We will be using multiclass logistic regression against which we can benchmark.

In [None]:
benchmark_data = pd.read_csv ('data.csv')
benchmark_train, benchmark_test = train_test_split(data, test_size=0.2, random_state=0)

In [None]:
from sklearn.linear_model import LogisticRegression

model = LogisticRegression(multi_class='multinomial', solver='saga', max_iter=10000 )
X = benchmark_train.iloc[:, :-1]
y = benchmark_train.iloc[:, -1:]
model.fit(X, y.values.ravel())


In [None]:
from sklearn.metrics import f1_score

preds = model.predict(benchmark_test.iloc[:,:-1])
score=f1_score(benchmark_test["target"], preds, average='weighted')
print(f"f1-score: {score}")

## Model Training
**Note:** You will need to use the `train.py` script to train your model.

In [None]:
output_path = 's3://{}/output'.format(bucket)
input_data = 's3://{}/'.format(bucket)

metric_definitions = [{'Name': 'validation:f1', 'Regex': '.*\[[0-9]+\].*#011validation-f1:([-+]?[0-9]*\.?[0-9]+(?:[eE][-+]?[0-9]+)?).*'}]

xgb_estimator = XGBoost(
    entry_point="train.py",
    role=role,
    instance_count=1,
    instance_type="ml.m5.2xlarge",
    framework_version="1.3-1",
    output_path=output_path,

)

In [None]:
train_input = input_data + "train"
test_input = input_data + "test"

In [None]:
xgb_estimator.fit({'train': train_input, 'validation': test_input})

## Standout suggestions

### Hyperparameter Tuning

In [None]:

from sagemaker.tuner import (
    IntegerParameter,
    CategoricalParameter,
    ContinuousParameter,
    HyperparameterTuner,
)

hyperparameter_ranges = {
    "max_depth": IntegerParameter(2, 8),
    "eta": ContinuousParameter(0.1, 0.5),
    "num_round" : CategoricalParameter([10, 50, 100]),
}

objective_metric_name = "validation:f1"


In [None]:
xgb_estimator = XGBoost(
    entry_point="train.py",
    role=role,
    instance_count=1,
    instance_type="ml.m5.2xlarge",
    framework_version="1.3-1",
    output_path=output_path,

)

tuner = HyperparameterTuner(
    xgb_estimator,
    objective_metric_name,
    hyperparameter_ranges, 
    max_jobs=2, 
    max_parallel_jobs=4 
)

In [None]:
tuner.fit({'train': train_input, "validation": test_input})

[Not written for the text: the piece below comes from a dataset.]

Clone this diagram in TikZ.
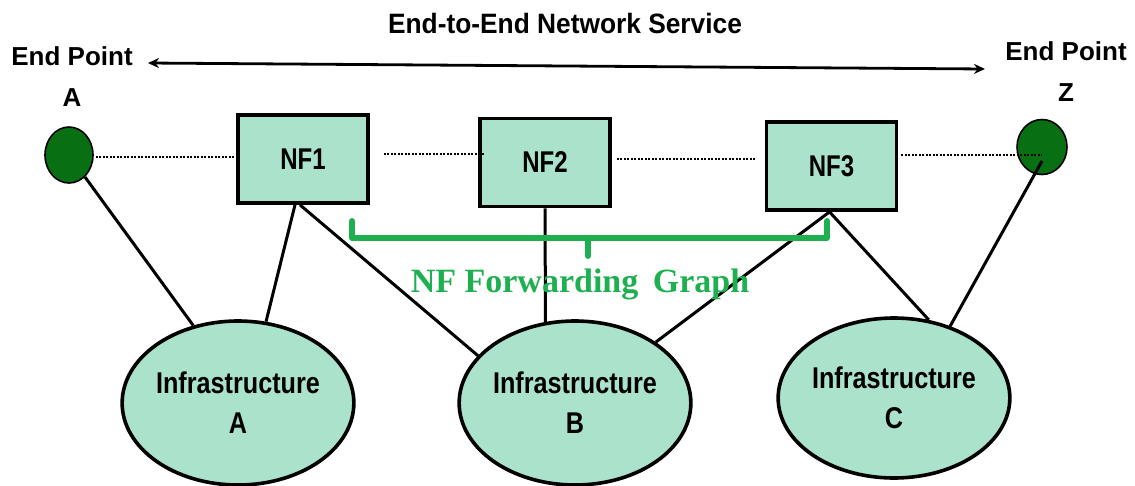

The final results compared to the benchmark result is higher by a large margin. 
Therefore the final model and solution is significant enough to have adequately solved the problem.

In [None]:
tuner.describe()['BestTrainingJob']['FinalHyperParameterTuningJobObjectiveMetric']

In [None]:
best_estimator = tuner.describe()['BestTrainingJob']['TunedHyperParameters']
print(best_estimator)

In [None]:
max_depth = int(best_estimator["max_depth"])
eta = float(best_estimator['eta'])
num_round = int(best_estimator['num_round'][1:-1])

print("max_depth: {}".format(max_depth))
print("eta: {}".format(eta))
print("num_round: {}".format(num_round))

In [None]:
hyperparameters = {
    "max_depth": max_depth,
    "eta": eta,
    "num_round": num_round
}

In [None]:
output_path = 's3://{}/output'.format(bucket)
input_data = 's3://{}/'.format(bucket)

xgb_estimator = XGBoost(
    entry_point="train.py",
    hyperparameters=hyperparameters,
    role=role,
    instance_count=1,
    instance_type="ml.m5.2xlarge",
    framework_version="1.3-1",
    output_path=output_path,

)

In [None]:
xgb_estimator.fit({'train': train_input, "validation": test_input})

In [None]:
pt_model_data = xgb_estimator.model_data
print("Model artifact saved at:\n", pt_model_data)

### Model Deploying and Querying

In [None]:
from time import gmtime, strftime

timestamp_prefix = strftime("%Y-%m-%d-%H-%M-%S", gmtime())
endpoint_name = "inference-pipeline-ep-" + timestamp_prefix

In [None]:
predictor=xgb_estimator.deploy(instance_type="ml.m5.large", initial_instance_count=1, endpoint_name=endpoint_name) 

In [None]:
from sagemaker.predictor import Predictor

payload = '0,10,7,0,69,70000.0,2018,5,14'

predictor = Predictor(
    endpoint_name=endpoint_name,
    sagemaker_session=sagemaker_session,
    serializer=sagemaker.serializers.CSVSerializer(),
    content_type="text/csv",
    accept="application/json")

print(predictor.predict(payload))

In [None]:
predictor.delete_endpoint()